В самом конце сентября 1990 г. М. Горбачев пригласил к себе Б. Ельцина, и они вдвоем говорили в кабинете Президента СССР много часов. Их встреча вызвала общий интерес, но о ее содержании и характере рассказал журналистам только Борис Ельцин. «У вас была недавно встреча с Горбачевым, – спросила Ельцина А. Луговская из газеты «Союз». – Вы поняли друг друга?» «Да, – ответил Ельцин, – у нас был пятичасовой и достаточно откровенный разговор. Можете представить, сколько вопросов можно было обсудить: тридцать, сорок? Разговор шел по крупным, принципиальным вопросам: о позициях России, об отношении к Декларации и суверенитету республики, о разделении власти, функциях Центра России. В чем-то мы остались при своих мнениях, в чем-то согласились и убедили друг друга. Некоторые считают, что я пошел на уступки. Ни в коем случае. Категорически нет. Ни по одному вопросу диалога не было ущерба России и ее суверенитету. Наш настрой – быть в составе Союза и способствовать его консолидации. Но при этом каждая суверенная республика-государство должна вести свою самостоятельную и внутреннюю, и внешнюю политику, а за Центром, как стратегическим органом, остаются минимальные задачи. И как непременное условие – позиция невмешательства. Основой может стать подписание экономического соглашения – это было бы правильно и интересно. А в быстрое заключение Союзного Договора я пока не верю». А. Луговская спросила о новых личных отношениях Ельцина и Горбачева. «Признали ли вы друг друга?» Ельцин ответил с некоторым раздражением: «В чем «признали»? Во взаимной любви? Нет! Он признал, что я Председатель Верховного Совета России и что Россия пойдет самостоятельным путем. Он, по-моему, понял, что никогда не сумеет ни «сдвинуть» меня, ни поставить на колени. У меня давно исчез страх перед ним. Я не чувствую ни страха, ни подчиненности. Теперь это отношения двух равных руководителей. Правда, мы касались и личных моментов, но не всех, так как их слишком много. Слишком много он причинил мне боли за все это время»[138].

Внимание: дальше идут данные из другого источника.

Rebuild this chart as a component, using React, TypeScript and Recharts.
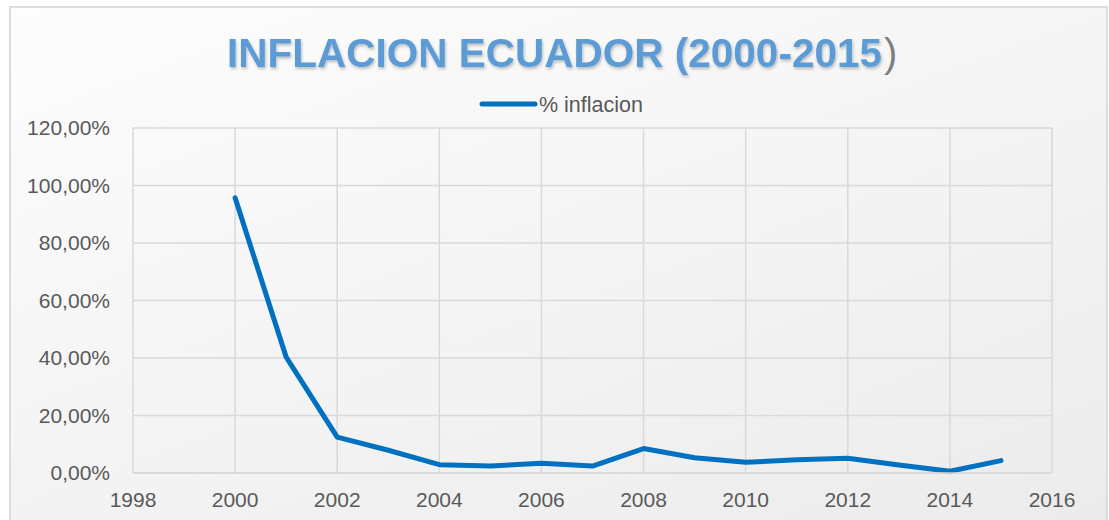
import React from 'react';
import { LineChart, Line, XAxis, YAxis, CartesianGrid } from 'recharts';

const years = [2000, 2001, 2002, 2003, 2004, 2005, 2006, 2007, 2008, 2009, 2010, 2011, 2012, 2013, 2014, 2015];
const inflation = [95.7, 40.3, 12.5, 7.9, 2.9, 2.4, 3.4, 2.4, 8.5, 5.3, 3.7, 4.6, 5.1, 2.8, 0.6, 4.3];
const xTicks = [1998, 2000, 2002, 2004, 2006, 2008, 2010, 2012, 2014, 2016];
const yTicks = [0, 20, 40, 60, 80, 100, 120];

const seriesName = '% inflacion';
const titleMain = 'INFLACION ECUADOR (2000-2015';
const titleEnd = ')';

const FONT = '"Liberation Sans", Arial, sans-serif';
const LINE_COLOR = '#0070c0';
const TEXT_COLOR = '#595959';
const GRID_COLOR = '#d9d9d9';

const data = years.map((year, i) => ({ year, value: inflation[i] }));

const formatPct = (v: number) => v.toFixed(2).replace('.', ',') + '%';

const App: React.FC = () => {
  return (
    <div
      style={{
        position: 'absolute',
        left: 0,
        top: 0,
        width: 1109,
        height: 520,
        background: '#ffffff',
        overflow: 'hidden',
      }}
    >
      <div
        style={{
          position: 'absolute',
          left: 9,
          top: 6,
          width: 1095,
          height: 530,
          border: '2px solid #dcdcdc',
          background: 'linear-gradient(160deg, #fdfdfd 0%, #f4f4f4 50%, #ebebeb 100%)',
        }}
      />
      <svg width={1109} height={120} style={{ position: 'absolute', left: 0, top: 0 }}>
        <defs>
          <filter id="ts" x="-5%" y="-20%" width="110%" height="150%">
            <feDropShadow dx={1} dy={2} stdDeviation={1.5} floodColor="#000" floodOpacity={0.25} />
          </filter>
        </defs>
        <text
          x={227}
          y={67}
          textLength={655}
          lengthAdjust="spacingAndGlyphs"
          fontFamily={FONT}
          fontWeight="bold"
          fontSize={40}
          fill="#5b9bd5"
          filter="url(#ts)"
        >
          {titleMain}
        </text>
        <text x={884} y={67} fontFamily={FONT} fontSize={40} fill="#7f7f7f">
          {titleEnd}
        </text>
        {/* legend */}
        <line x1={482} y1={104} x2={535} y2={104} stroke={LINE_COLOR} strokeWidth={5} strokeLinecap="round" />
        <text x={539} y={112} fontFamily={FONT} fontSize={21.5} fill={TEXT_COLOR}>
          {seriesName}
        </text>
      </svg>
      <div style={{ position: 'absolute', left: 0, top: 0 }}>
        <LineChart width={1109} height={520} data={data} margin={{ top: 128, right: 57, left: 0, bottom: 0 }}>
          <CartesianGrid stroke={GRID_COLOR} strokeWidth={1.5} />
          <XAxis
            dataKey="year"
            type="number"
            domain={[1998, 2016]}
            ticks={xTicks}
            height={47}
            tickLine={false}
            tickSize={0}
            tickMargin={19}
            axisLine={{ stroke: GRID_COLOR, strokeWidth: 1.5 }}
            tick={{ fill: TEXT_COLOR, fontFamily: FONT, fontSize: 21 }}
            interval={0}
          />
          <YAxis
            type="number"
            domain={[0, 120]}
            ticks={yTicks}
            width={133}
            tickLine={false}
            axisLine={false}
            tickSize={0}
            tickMargin={23}
            tickFormatter={formatPct}
            tick={{ fill: TEXT_COLOR, fontFamily: FONT, fontSize: 21 }}
            interval={0}
          />
          <Line
            type="linear"
            dataKey="value"
            name={seriesName}
            stroke={LINE_COLOR}
            strokeWidth={5}
            strokeLinecap="round"
            strokeLinejoin="round"
            dot={false}
            activeDot={false}
            isAnimationActive={false}
          />
        </LineChart>
      </div>
    </div>
  );
};

export default App;
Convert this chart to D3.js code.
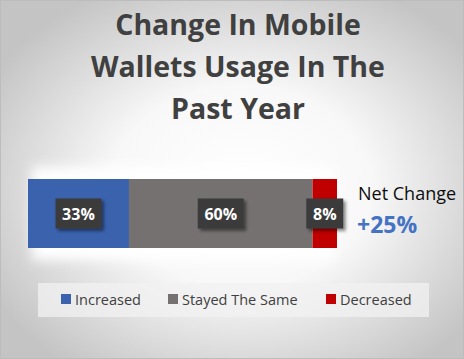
<!DOCTYPE html>
<html><head><meta charset="utf-8">
<script src="https://cdn.jsdelivr.net/npm/d3@7"></script>
<style>html,body{margin:0;padding:0;background:#fff;}svg{display:block;}</style>
</head><body>
<script>
const categories = ["Increased", "Stayed The Same", "Decreased"];
const values = [33, 60, 8];
const colors = ["#3A62AD", "#767171", "#C00000"];
const titleLines = ["Change In Mobile", "Wallets Usage In The", "Past Year"];
const netLabel = "Net Change";
const netValue = values[0] - values[2];

const W = 464, H = 359;
const svg = d3.select("body").append("svg").attr("width", W).attr("height", H);
const defs = svg.append("defs");
const rg = defs.append("radialGradient").attr("id", "bg").attr("cx", "52%").attr("cy", "52%").attr("r", "62%");
rg.append("stop").attr("offset", "0%").attr("stop-color", "#ffffff");
rg.append("stop").attr("offset", "45%").attr("stop-color", "#f8f8f8");
rg.append("stop").attr("offset", "100%").attr("stop-color", "#c4c4c4");
const blur = defs.append("filter").attr("id", "glow").attr("x", "-20%").attr("y", "-40%").attr("width", "140%").attr("height", "180%");
blur.append("feGaussianBlur").attr("stdDeviation", 6);
const sh = defs.append("filter").attr("id", "shadow").attr("x", "-30%").attr("y", "-30%").attr("width", "170%").attr("height", "170%");
sh.append("feDropShadow").attr("dx", 2.5).attr("dy", 2.5).attr("stdDeviation", 1.8).attr("flood-color", "#000").attr("flood-opacity", 0.45);

svg.append("rect").attr("x", 0).attr("y", 0).attr("width", W).attr("height", H).attr("fill", "url(#bg)");
svg.append("rect").attr("x", 0.5).attr("y", 0.5).attr("width", W - 1).attr("height", H - 1)
  .attr("fill", "none").attr("stroke", "#bdbdbd");

// Title
svg.append("g").selectAll("text").data(titleLines).join("text")
  .attr("x", 238).attr("y", (d, i) => 35 + i * 42)
  .attr("text-anchor", "middle")
  .attr("font-family", "Open Sans").attr("font-weight", "bold").attr("font-size", 28.5)
  .attr("fill", "#404040").text(d => d);

// Bar
const total = d3.sum(values);
const x = d3.scaleLinear().domain([0, total]).range([28, 337]);
const y = d3.scaleBand().domain(["row"]).range([179, 248]);
const starts = values.map((v, i) => d3.sum(values.slice(0, i)));

svg.append("rect").attr("x", x(0) + 4).attr("y", y("row") - 12).attr("width", x(total) - x(0) - 8)
  .attr("height", y.bandwidth() + 24).attr("fill", "#ffffff").attr("filter", "url(#glow)");

svg.append("g").selectAll("rect").data(values).join("rect")
  .attr("x", (d, i) => x(starts[i])).attr("y", y("row"))
  .attr("width", (d, i) => x(starts[i] + d) - x(starts[i]))
  .attr("height", y.bandwidth())
  .attr("fill", (d, i) => colors[i]);

// Data labels
const lab = svg.append("g").selectAll("g").data(values).join("g")
  .attr("transform", (d, i) => {
    let cx = (x(starts[i]) + x(starts[i] + d)) / 2;
    return `translate(${cx},${y("row") + y.bandwidth() / 2})`;
  });
lab.append("rect")
  .attr("x", (d) => d < 10 ? -18.5 : -23).attr("y", -15)
  .attr("width", d => d < 10 ? 37 : 46).attr("height", 30)
  .attr("fill", "#3b3b3b").attr("filter", "url(#shadow)");
lab.append("text").attr("y", 6).attr("text-anchor", "middle")
  .attr("font-family", "Open Sans").attr("font-weight", "bold").attr("font-size", 16)
  .attr("fill", "#ffffff").text(d => d + "%");

// Net change
svg.append("text").attr("x", 358).attr("y", 200)
  .attr("font-family", "Open Sans").attr("font-size", 18).attr("fill", "#0d0d0d").text(netLabel);
svg.append("text").attr("x", 357).attr("y", 233)
  .attr("font-family", "Open Sans").attr("font-weight", "bold").attr("font-size", 23)
  .attr("fill", "#4472C4").text((netValue >= 0 ? "+" : "") + netValue + "%");

// Legend
svg.append("rect").attr("x", 38).attr("y", 283).attr("width", 391).attr("height", 34)
  .attr("fill", "#f2f2f2").attr("fill-opacity", 0.75);
const legX = [61, 168, 326];
const leg = svg.append("g").selectAll("g").data(categories).join("g")
  .attr("transform", (d, i) => `translate(${legX[i]},0)`);
leg.append("rect").attr("x", 0).attr("y", 294).attr("width", 10).attr("height", 10)
  .attr("fill", (d, i) => colors[i]);
leg.append("text").attr("x", 14).attr("y", 305)
  .attr("font-family", "Open Sans").attr("font-size", 14.5).attr("fill", "#404040").text(d => d);
</script>
</body></html>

Ельцин действительно ничего не уступил. Но почти по всем пунктам уступил Горбачев, он только требовал от Российской Федерации продолжать перечисление налоговых платежей в Центр, так как расходы союзного правительства все больше и больше превышали его доходы. Горбачев уступил власть в России Ельцину, но у Горбачева уже не было власти ни в Закавказье, ни в Прибалтике. Он просто не знал, что делать, не принимал никаких важных решений и занимался мелкой административной суетой. Его помощник Георгий Шахназаров писал позднее в своих воспоминаниях: «Создаются все новые и новые подразделения, количество чиновников растет в геометрической прогрессии по отношению к числу органов, растущих в пропорции арифметической. Приобретается огромное количество все более совершенной вычислительной и канцелярской техники. Поскольку ее невозможно освоить, она складывается штабелями и пылится в коридорах Кремля. Развертывается грандиозное перемещение служб. Производится капитальный ремонт и без того достаточно чистых и уютных комнат. Вся эта псевдоделовая суета сопровождается чудовищной организационной неразберихой. В приемной президента то и дело разыскивают неизвестно куда запропастившиеся документы. Президентские указы не прорабатываются достаточно тщательно, и в результате на другой день после их опубликования приходится вносить в них коррективы. Присматриваясь к методам работы Горбачева, я все больше убеждался, что импровизации он отдает предпочтение перед системой и что, будучи выдающимся политиком, наш Президент – неважный организатор. А если добавить к этой ахиллесовой пяте другую – бездарный подбор кадров, реформатор хромает уже на обе ноги, и это в конечном счете становится причиной неудач и бед, выпавших на его долю»[139].

Осенью 1990 г. Борис Ельцин еще не наладил управления Российской Федерацией, а Михаил Горбачев утратил почти все прежние рычаги управления. Страна фактически не управлялась – ни партией, ни правительством, ни Верховным Советом, ни президентом и двигалась вперед только по инерции.